>>>>

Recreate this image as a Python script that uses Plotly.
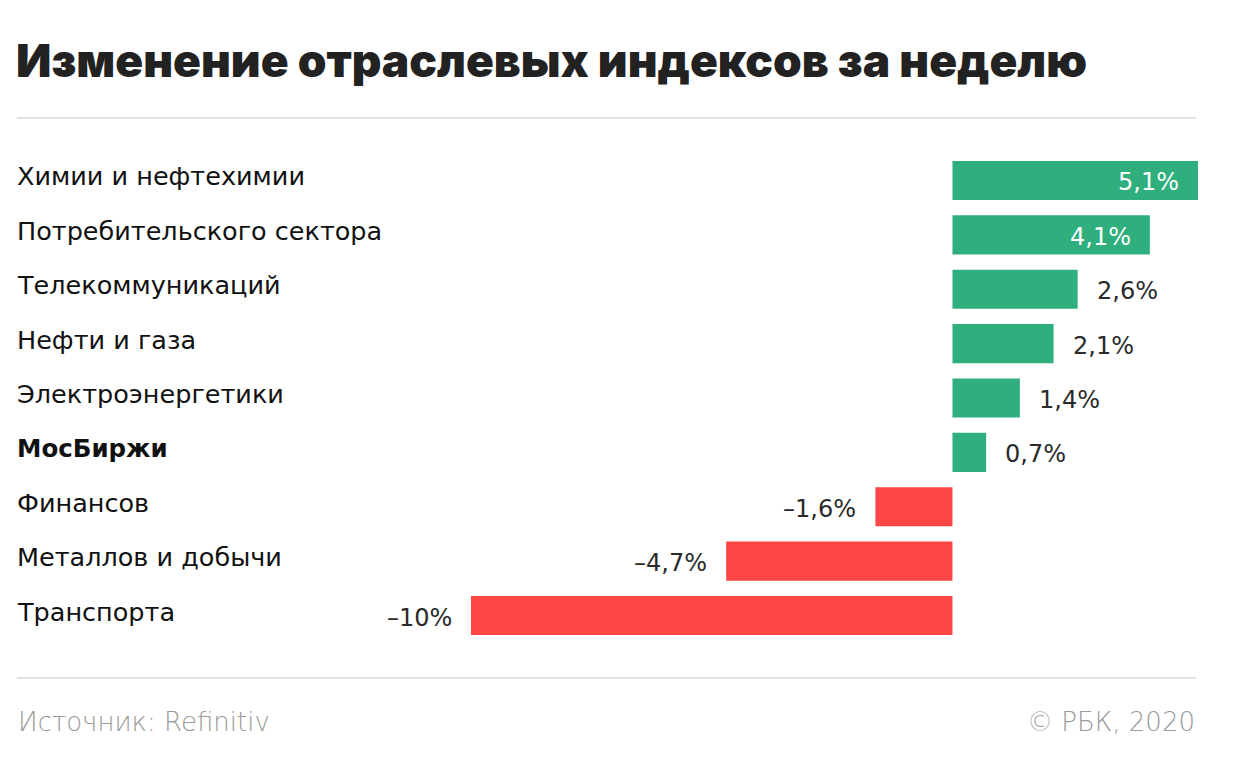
import plotly.graph_objects as go

W, H = 1241, 775
OFF = 8  # page body margin offset

categories = ["Химии и нефтехимии", "Потребительского сектора", "Телекоммуникаций",
              "Нефти и газа", "Электроэнергетики", "МосБиржи", "Финансов",
              "Металлов и добычи", "Транспорта"]
values = [5.1, 4.1, 2.6, 2.1, 1.4, 0.7, -1.6, -4.7, -10.0]
highlight = ["МосБиржи"]

title = "Изменение отраслевых индексов за неделю"
source = "Источник: Refinitiv"
copyright_txt = "© РБК, 2020"

GREEN = "#2eaf7d"
RED = "#ff4646"
TFONT = "Inter"
FONT = "DejaVu Sans"


def fmt(v):
    s = f"{abs(v):g}".replace(".", ",") + "%"
    return ("–" + s) if v < 0 else s


def px(x):
    return (x - OFF) / W


def py(y):
    return 1 - (y - OFF) / H


colors = [GREEN if v >= 0 else RED for v in values]

fig = go.Figure(go.Bar(
    x=values, y=categories, orientation="h",
    marker=dict(color=colors, line=dict(width=0)),
    width=0.72, hoverinfo="skip",
))

fig.update_layout(
    width=W, height=H,
    margin=dict(l=0, r=0, t=0, b=0),
    paper_bgcolor="white", plot_bgcolor="white",
    showlegend=False,
    xaxis=dict(domain=[px(471), px(1198)], range=[min(values), max(values)],
               visible=False, fixedrange=True),
    yaxis=dict(domain=[py(642.7), py(153.3)], autorange="reversed",
               visible=False, fixedrange=True,
               categoryorder="array", categoryarray=categories),
    font=dict(family=FONT, color="#222222"),
)

annotations = []
# title
annotations.append(dict(text=title, xref="paper", yref="paper", x=px(14), y=py(60),
                        xanchor="left", yanchor="middle", showarrow=False,
                        font=dict(family=TFONT, size=46, color="#222222", weight=900)))
# category labels
for c in categories:
    bold = c in highlight
    annotations.append(dict(text=c, xref="paper", yref="y", x=px(15), y=c,
                            xanchor="left", yanchor="middle", yshift=4, showarrow=False,
                            font=dict(family=FONT, size=25.5 if not bold else 24.5,
                                      color="#111111", weight=700 if bold else 400)))
# value labels
for c, v in zip(categories, values):
    inside = v > 3
    if v >= 0:
        if inside:
            anchor, shift, col = "right", -17, "white"
        else:
            anchor, shift, col = "left", 17, "#2a2a2a"
    else:
        anchor, shift, col = "right", -17, "#2a2a2a"
    annotations.append(dict(text=fmt(v), xref="x", yref="y", x=v, y=c,
                            xanchor=anchor, yanchor="middle", xshift=shift, yshift=-2,
                            showarrow=False,
                            font=dict(family=FONT, size=24, color=col, weight=400)))
# footer
annotations.append(dict(text=source, xref="paper", yref="paper", x=px(16), y=py(722),
                        xanchor="left", yanchor="middle", showarrow=False,
                        font=dict(family=FONT, size=26, color="#9a9a9a", weight=300)))
annotations.append(dict(text=copyright_txt, xref="paper", yref="paper", x=px(1197), y=py(722),
                        xanchor="right", yanchor="middle", showarrow=False,
                        font=dict(family=FONT, size=26, color="#9a9a9a", weight=300)))
fig.update_layout(annotations=annotations)

shapes = []
for yy in (118, 678):
    shapes.append(dict(type="line", xref="paper", yref="paper",
                       x0=px(17), x1=px(1196), y0=py(yy), y1=py(yy),
                       line=dict(color="#e2e2e2", width=2)))
fig.update_layout(shapes=shapes)

fig.write_html("out.html")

<<<<

» **What the exercise asks**
Go from the first line of the listing to the line holding "return (x - OFF) / W" and, please, transcribe those lines exactly, both included, with no pictures.

» **Complete answer**
Recreate this image as a Python script that uses Plotly.
import plotly.graph_objects as go

W, H = 1241, 775
OFF = 8  # page body margin offset

categories = ["Химии и нефтехимии", "Потребительского сектора", "Телекоммуникаций",
              "Нефти и газа", "Электроэнергетики", "МосБиржи", "Финансов",
              "Металлов и добычи", "Транспорта"]
values = [5.1, 4.1, 2.6, 2.1, 1.4, 0.7, -1.6, -4.7, -10.0]
highlight = ["МосБиржи"]

title = "Изменение отраслевых индексов за неделю"
source = "Источник: Refinitiv"
copyright_txt = "© РБК, 2020"

GREEN = "#2eaf7d"
RED = "#ff4646"
TFONT = "Inter"
FONT = "DejaVu Sans"


def fmt(v):
    s = f"{abs(v):g}".replace(".", ",") + "%"
    return ("–" + s) if v < 0 else s


def px(x):
    return (x - OFF) / W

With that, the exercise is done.